American Economic Review

http://www.aeaweb.org/aer/data_availability_policy.html
“If some or all of the data are proprietary and an exemption from this requirement has been approved by the Editor, authors must still provide a copy of the programs used to create the final results. We require this because the criterion for exemption from the data availability policy is that other investigators can, in principle, obtain the data independently. These authors must also provide in their Readme PDF file details of how the proprietary data can be obtained by others.”

Review of Economic Studies
http://www.blackwellpublishing.com/submit.asp?ref=0034-6527
“The Review of Economic Studies will publish papers only if the data used in the analysis are clearly and precisely documented and are readily available to any researcher for purposes of replication.
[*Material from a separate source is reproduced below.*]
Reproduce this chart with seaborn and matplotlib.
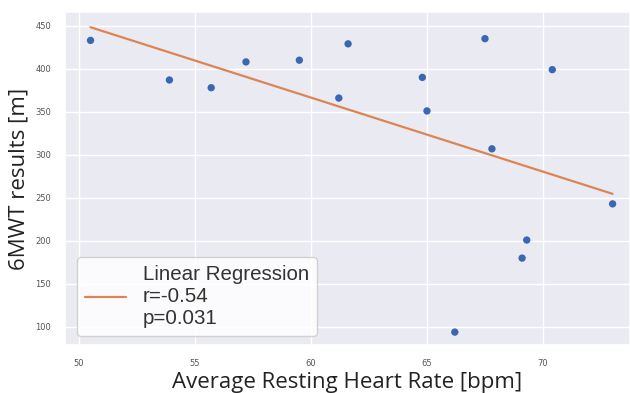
import numpy as np
import pandas as pd
import matplotlib
matplotlib.use("Agg")
import matplotlib.pyplot as plt
import seaborn as sns

heart_rate = [50.5, 53.9, 55.7, 57.2, 59.5, 61.2, 61.6, 64.8, 65.0, 67.5, 67.8, 70.4, 73.0, 69.3, 69.1, 66.2]
six_mwt = [433, 387, 378, 408, 410, 366, 429, 390, 351, 435, 307, 399, 243, 201, 180, 94]
x_ticks = [50, 55, 60, 65, 70]
y_ticks = [100, 150, 200, 250, 300, 350, 400, 450]
legend_label = "Linear Regression\nr=-0.54\np=0.031"

sns.set_theme(style="darkgrid")

df = pd.DataFrame({"hr": heart_rate, "mwt": six_mwt})
fig = plt.figure(figsize=(6.3, 3.93), dpi=100)
ax = fig.add_axes([65/630, 48/393, 565/630, 333/393])

sns.scatterplot(data=df, x="hr", y="mwt", ax=ax, color="#3b66b3", s=28, edgecolor="none", zorder=3)

slope, intercept = np.polyfit(df["hr"], df["mwt"], 1)
xs = np.array([min(heart_rate), max(heart_rate)])
sns.lineplot(x=xs, y=slope * xs + intercept, ax=ax, color="#dd8452", linewidth=1.6,
             label=legend_label, zorder=2)

ax.set_xlim(49.4, 73.75)
ax.set_ylim(79, 466)
ax.set_xticks(x_ticks)
ax.set_yticks(y_ticks)
ax.tick_params(axis="x", labelsize=6, labelcolor="#555555", pad=4)
ax.tick_params(axis="y", labelsize=6, labelcolor="#555555", pad=4)
ax.set_xlabel("Average Resting Heart Rate [bpm]", fontsize=16, family="Open Sans", color="#222222")
ax.set_ylabel("6MWT results [m]", fontsize=16, family="Open Sans", color="#222222")
ax.xaxis.set_label_coords(0.5, -0.08)
ax.yaxis.set_label_coords(-0.062, 0.5)

leg = ax.legend(loc="lower left", bbox_to_anchor=(0.021, 0.027), borderaxespad=0,
                prop={"family": "Liberation Sans", "size": 14.8}, handlelength=2.0,
                handletextpad=0.8, labelspacing=0.3,
                frameon=True, facecolor="white", framealpha=0.85)
for t in leg.get_texts():
    t.set_color("#333333")

fig.savefig("out.png", dpi=100)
Authors of accepted papers which contain empirical work, simulations, or experimental work, must provide to the Review, prior to publication, the data, programs, and other details of the computations sufficient to permit replication. These will be posted on the Review of Economic Studies web site. We reserve the right to refuse publication of papers whose authors do not comply with these requirements.”
Steve McIntyre

Posted Jan 29, 2006 at 9:50 PM | Permalink

It is remarkable that supposedly authoritative journals such as Science and Nature have lower standards than economic journals.